### Required task
Leave out the pictures and transcribe everything else exactly.

-- START --

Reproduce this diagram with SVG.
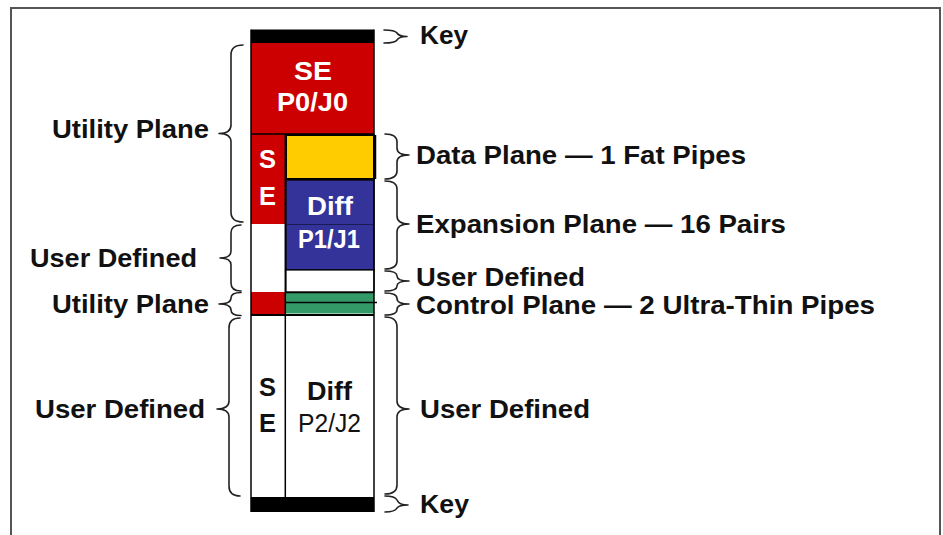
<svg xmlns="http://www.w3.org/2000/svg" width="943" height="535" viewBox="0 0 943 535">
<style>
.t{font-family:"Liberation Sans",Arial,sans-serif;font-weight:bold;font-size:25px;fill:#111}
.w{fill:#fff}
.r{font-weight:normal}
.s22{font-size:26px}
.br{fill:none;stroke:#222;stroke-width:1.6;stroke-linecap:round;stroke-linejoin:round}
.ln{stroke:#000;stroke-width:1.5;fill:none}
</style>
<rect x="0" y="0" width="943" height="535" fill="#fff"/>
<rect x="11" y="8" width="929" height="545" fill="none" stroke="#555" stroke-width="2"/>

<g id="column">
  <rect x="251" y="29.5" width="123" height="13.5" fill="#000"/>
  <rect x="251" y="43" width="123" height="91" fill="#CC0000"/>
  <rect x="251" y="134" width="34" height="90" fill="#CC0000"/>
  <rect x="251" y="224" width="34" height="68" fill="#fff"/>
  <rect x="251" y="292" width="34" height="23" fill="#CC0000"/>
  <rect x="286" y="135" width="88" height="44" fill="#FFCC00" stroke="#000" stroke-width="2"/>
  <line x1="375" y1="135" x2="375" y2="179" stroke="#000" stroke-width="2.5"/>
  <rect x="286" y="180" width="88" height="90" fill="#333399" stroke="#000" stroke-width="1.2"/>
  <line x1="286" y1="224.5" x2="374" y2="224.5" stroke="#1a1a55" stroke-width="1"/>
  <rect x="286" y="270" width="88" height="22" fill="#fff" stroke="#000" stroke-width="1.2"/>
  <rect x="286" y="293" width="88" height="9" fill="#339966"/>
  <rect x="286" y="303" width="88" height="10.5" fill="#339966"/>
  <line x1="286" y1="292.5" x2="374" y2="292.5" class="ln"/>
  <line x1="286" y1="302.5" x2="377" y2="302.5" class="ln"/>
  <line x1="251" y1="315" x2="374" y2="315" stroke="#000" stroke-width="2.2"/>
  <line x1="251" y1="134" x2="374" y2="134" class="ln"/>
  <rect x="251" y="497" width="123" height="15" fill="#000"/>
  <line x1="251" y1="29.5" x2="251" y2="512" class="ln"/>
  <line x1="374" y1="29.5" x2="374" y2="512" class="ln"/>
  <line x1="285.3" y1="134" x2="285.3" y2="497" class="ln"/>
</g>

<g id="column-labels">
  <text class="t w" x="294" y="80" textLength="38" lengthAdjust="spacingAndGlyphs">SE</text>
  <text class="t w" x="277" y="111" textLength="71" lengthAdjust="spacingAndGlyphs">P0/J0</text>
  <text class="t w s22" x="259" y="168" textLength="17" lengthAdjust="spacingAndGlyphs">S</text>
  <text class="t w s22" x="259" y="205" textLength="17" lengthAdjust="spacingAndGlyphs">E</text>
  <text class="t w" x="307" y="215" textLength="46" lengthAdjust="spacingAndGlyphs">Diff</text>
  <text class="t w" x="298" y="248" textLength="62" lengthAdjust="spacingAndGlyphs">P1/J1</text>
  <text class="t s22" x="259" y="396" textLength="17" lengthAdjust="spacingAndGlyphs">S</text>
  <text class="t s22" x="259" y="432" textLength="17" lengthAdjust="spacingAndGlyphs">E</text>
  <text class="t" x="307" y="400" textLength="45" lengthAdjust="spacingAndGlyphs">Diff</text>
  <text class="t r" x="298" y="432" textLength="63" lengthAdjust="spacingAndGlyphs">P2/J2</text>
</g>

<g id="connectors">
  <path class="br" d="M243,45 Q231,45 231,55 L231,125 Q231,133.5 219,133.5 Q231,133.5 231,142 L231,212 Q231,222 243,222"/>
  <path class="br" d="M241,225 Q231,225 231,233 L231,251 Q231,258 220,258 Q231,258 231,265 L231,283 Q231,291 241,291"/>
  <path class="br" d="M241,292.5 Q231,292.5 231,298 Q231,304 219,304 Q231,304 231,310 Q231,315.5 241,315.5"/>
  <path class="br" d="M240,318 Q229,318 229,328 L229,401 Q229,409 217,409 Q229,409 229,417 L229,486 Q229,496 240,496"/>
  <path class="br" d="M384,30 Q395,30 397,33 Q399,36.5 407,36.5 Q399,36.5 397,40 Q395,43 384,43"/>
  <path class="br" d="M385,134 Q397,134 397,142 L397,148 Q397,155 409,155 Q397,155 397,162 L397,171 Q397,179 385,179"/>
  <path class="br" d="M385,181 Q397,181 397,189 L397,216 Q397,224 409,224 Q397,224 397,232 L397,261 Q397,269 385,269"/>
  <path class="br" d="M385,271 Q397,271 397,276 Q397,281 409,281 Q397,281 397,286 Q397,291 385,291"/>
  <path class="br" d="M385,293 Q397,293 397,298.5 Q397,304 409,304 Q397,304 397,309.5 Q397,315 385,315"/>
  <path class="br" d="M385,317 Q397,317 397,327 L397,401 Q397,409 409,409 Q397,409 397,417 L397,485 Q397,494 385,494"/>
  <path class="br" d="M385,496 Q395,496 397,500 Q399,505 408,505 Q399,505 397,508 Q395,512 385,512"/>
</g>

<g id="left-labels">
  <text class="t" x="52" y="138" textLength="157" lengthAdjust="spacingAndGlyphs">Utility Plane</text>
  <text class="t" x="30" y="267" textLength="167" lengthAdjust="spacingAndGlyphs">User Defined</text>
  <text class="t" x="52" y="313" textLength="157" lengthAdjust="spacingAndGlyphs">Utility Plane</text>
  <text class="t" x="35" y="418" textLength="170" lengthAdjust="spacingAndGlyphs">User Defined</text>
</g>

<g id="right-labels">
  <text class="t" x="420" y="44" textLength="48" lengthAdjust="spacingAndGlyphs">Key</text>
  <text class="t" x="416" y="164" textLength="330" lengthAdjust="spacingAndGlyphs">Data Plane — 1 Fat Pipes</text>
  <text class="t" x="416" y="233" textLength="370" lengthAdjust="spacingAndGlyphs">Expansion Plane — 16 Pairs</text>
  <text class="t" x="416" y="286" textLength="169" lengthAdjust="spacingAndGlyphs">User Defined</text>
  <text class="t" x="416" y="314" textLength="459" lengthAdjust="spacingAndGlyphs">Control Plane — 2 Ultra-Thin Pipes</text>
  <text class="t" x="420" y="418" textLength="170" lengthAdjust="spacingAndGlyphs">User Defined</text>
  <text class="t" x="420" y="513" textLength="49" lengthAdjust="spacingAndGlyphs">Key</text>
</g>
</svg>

-- END --

### The response
Reproduce this diagram with SVG.
<svg xmlns="http://www.w3.org/2000/svg" width="943" height="535" viewBox="0 0 943 535">
<style>
.t{font-family:"Liberation Sans",Arial,sans-serif;font-weight:bold;font-size:25px;fill:#111}
.w{fill:#fff}
.r{font-weight:normal}
.s22{font-size:26px}
.br{fill:none;stroke:#222;stroke-width:1.6;stroke-linecap:round;stroke-linejoin:round}
.ln{stroke:#000;stroke-width:1.5;fill:none}
</style>
<rect x="0" y="0" width="943" height="535" fill="#fff"/>
<rect x="11" y="8" width="929" height="545" fill="none" stroke="#555" stroke-width="2"/>

<g id="column">
  <rect x="251" y="29.5" width="123" height="13.5" fill="#000"/>
  <rect x="251" y="43" width="123" height="91" fill="#CC0000"/>
  <rect x="251" y="134" width="34" height="90" fill="#CC0000"/>
  <rect x="251" y="224" width="34" height="68" fill="#fff"/>
  <rect x="251" y="292" width="34" height="23" fill="#CC0000"/>
  <rect x="286" y="135" width="88" height="44" fill="#FFCC00" stroke="#000" stroke-width="2"/>
  <line x1="375" y1="135" x2="375" y2="179" stroke="#000" stroke-width="2.5"/>
  <rect x="286" y="180" width="88" height="90" fill="#333399" stroke="#000" stroke-width="1.2"/>
  <line x1="286" y1="224.5" x2="374" y2="224.5" stroke="#1a1a55" stroke-width="1"/>
  <rect x="286" y="270" width="88" height="22" fill="#fff" stroke="#000" stroke-width="1.2"/>
  <rect x="286" y="293" width="88" height="9" fill="#339966"/>
  <rect x="286" y="303" width="88" height="10.5" fill="#339966"/>
  <line x1="286" y1="292.5" x2="374" y2="292.5" class="ln"/>
  <line x1="286" y1="302.5" x2="377" y2="302.5" class="ln"/>
  <line x1="251" y1="315" x2="374" y2="315" stroke="#000" stroke-width="2.2"/>
  <line x1="251" y1="134" x2="374" y2="134" class="ln"/>
  <rect x="251" y="497" width="123" height="15" fill="#000"/>
  <line x1="251" y1="29.5" x2="251" y2="512" class="ln"/>
  <line x1="374" y1="29.5" x2="374" y2="512" class="ln"/>
  <line x1="285.3" y1="134" x2="285.3" y2="497" class="ln"/>
</g>

<g id="column-labels">
  <text class="t w" x="294" y="80" textLength="38" lengthAdjust="spacingAndGlyphs">SE</text>
  <text class="t w" x="277" y="111" textLength="71" lengthAdjust="spacingAndGlyphs">P0/J0</text>
  <text class="t w s22" x="259" y="168" textLength="17" lengthAdjust="spacingAndGlyphs">S</text>
  <text class="t w s22" x="259" y="205" textLength="17" lengthAdjust="spacingAndGlyphs">E</text>
  <text class="t w" x="307" y="215" textLength="46" lengthAdjust="spacingAndGlyphs">Diff</text>
  <text class="t w" x="298" y="248" textLength="62" lengthAdjust="spacingAndGlyphs">P1/J1</text>
  <text class="t s22" x="259" y="396" textLength="17" lengthAdjust="spacingAndGlyphs">S</text>
  <text class="t s22" x="259" y="432" textLength="17" lengthAdjust="spacingAndGlyphs">E</text>
  <text class="t" x="307" y="400" textLength="45" lengthAdjust="spacingAndGlyphs">Diff</text>
  <text class="t r" x="298" y="432" textLength="63" lengthAdjust="spacingAndGlyphs">P2/J2</text>
</g>

<g id="connectors">
  <path class="br" d="M243,45 Q231,45 231,55 L231,125 Q231,133.5 219,133.5 Q231,133.5 231,142 L231,212 Q231,222 243,222"/>
  <path class="br" d="M241,225 Q231,225 231,233 L231,251 Q231,258 220,258 Q231,258 231,265 L231,283 Q231,291 241,291"/>
  <path class="br" d="M241,292.5 Q231,292.5 231,298 Q231,304 219,304 Q231,304 231,310 Q231,315.5 241,315.5"/>
  <path class="br" d="M240,318 Q229,318 229,328 L229,401 Q229,409 217,409 Q229,409 229,417 L229,486 Q229,496 240,496"/>
  <path class="br" d="M384,30 Q395,30 397,33 Q399,36.5 407,36.5 Q399,36.5 397,40 Q395,43 384,43"/>
  <path class="br" d="M385,134 Q397,134 397,142 L397,148 Q397,155 409,155 Q397,155 397,162 L397,171 Q397,179 385,179"/>
  <path class="br" d="M385,181 Q397,181 397,189 L397,216 Q397,224 409,224 Q397,224 397,232 L397,261 Q397,269 385,269"/>
  <path class="br" d="M385,271 Q397,271 397,276 Q397,281 409,281 Q397,281 397,286 Q397,291 385,291"/>
  <path class="br" d="M385,293 Q397,293 397,298.5 Q397,304 409,304 Q397,304 397,309.5 Q397,315 385,315"/>
  <path class="br" d="M385,317 Q397,317 397,327 L397,401 Q397,409 409,409 Q397,409 397,417 L397,485 Q397,494 385,494"/>
  <path class="br" d="M385,496 Q395,496 397,500 Q399,505 408,505 Q399,505 397,508 Q395,512 385,512"/>
</g>

<g id="left-labels">
  <text class="t" x="52" y="138" textLength="157" lengthAdjust="spacingAndGlyphs">Utility Plane</text>
  <text class="t" x="30" y="267" textLength="167" lengthAdjust="spacingAndGlyphs">User Defined</text>
  <text class="t" x="52" y="313" textLength="157" lengthAdjust="spacingAndGlyphs">Utility Plane</text>
  <text class="t" x="35" y="418" textLength="170" lengthAdjust="spacingAndGlyphs">User Defined</text>
</g>

<g id="right-labels">
  <text class="t" x="420" y="44" textLength="48" lengthAdjust="spacingAndGlyphs">Key</text>
  <text class="t" x="416" y="164" textLength="330" lengthAdjust="spacingAndGlyphs">Data Plane — 1 Fat Pipes</text>
  <text class="t" x="416" y="233" textLength="370" lengthAdjust="spacingAndGlyphs">Expansion Plane — 16 Pairs</text>
  <text class="t" x="416" y="286" textLength="169" lengthAdjust="spacingAndGlyphs">User Defined</text>
  <text class="t" x="416" y="314" textLength="459" lengthAdjust="spacingAndGlyphs">Control Plane — 2 Ultra-Thin Pipes</text>
  <text class="t" x="420" y="418" textLength="170" lengthAdjust="spacingAndGlyphs">User Defined</text>
  <text class="t" x="420" y="513" textLength="49" lengthAdjust="spacingAndGlyphs">Key</text>
</g>
</svg>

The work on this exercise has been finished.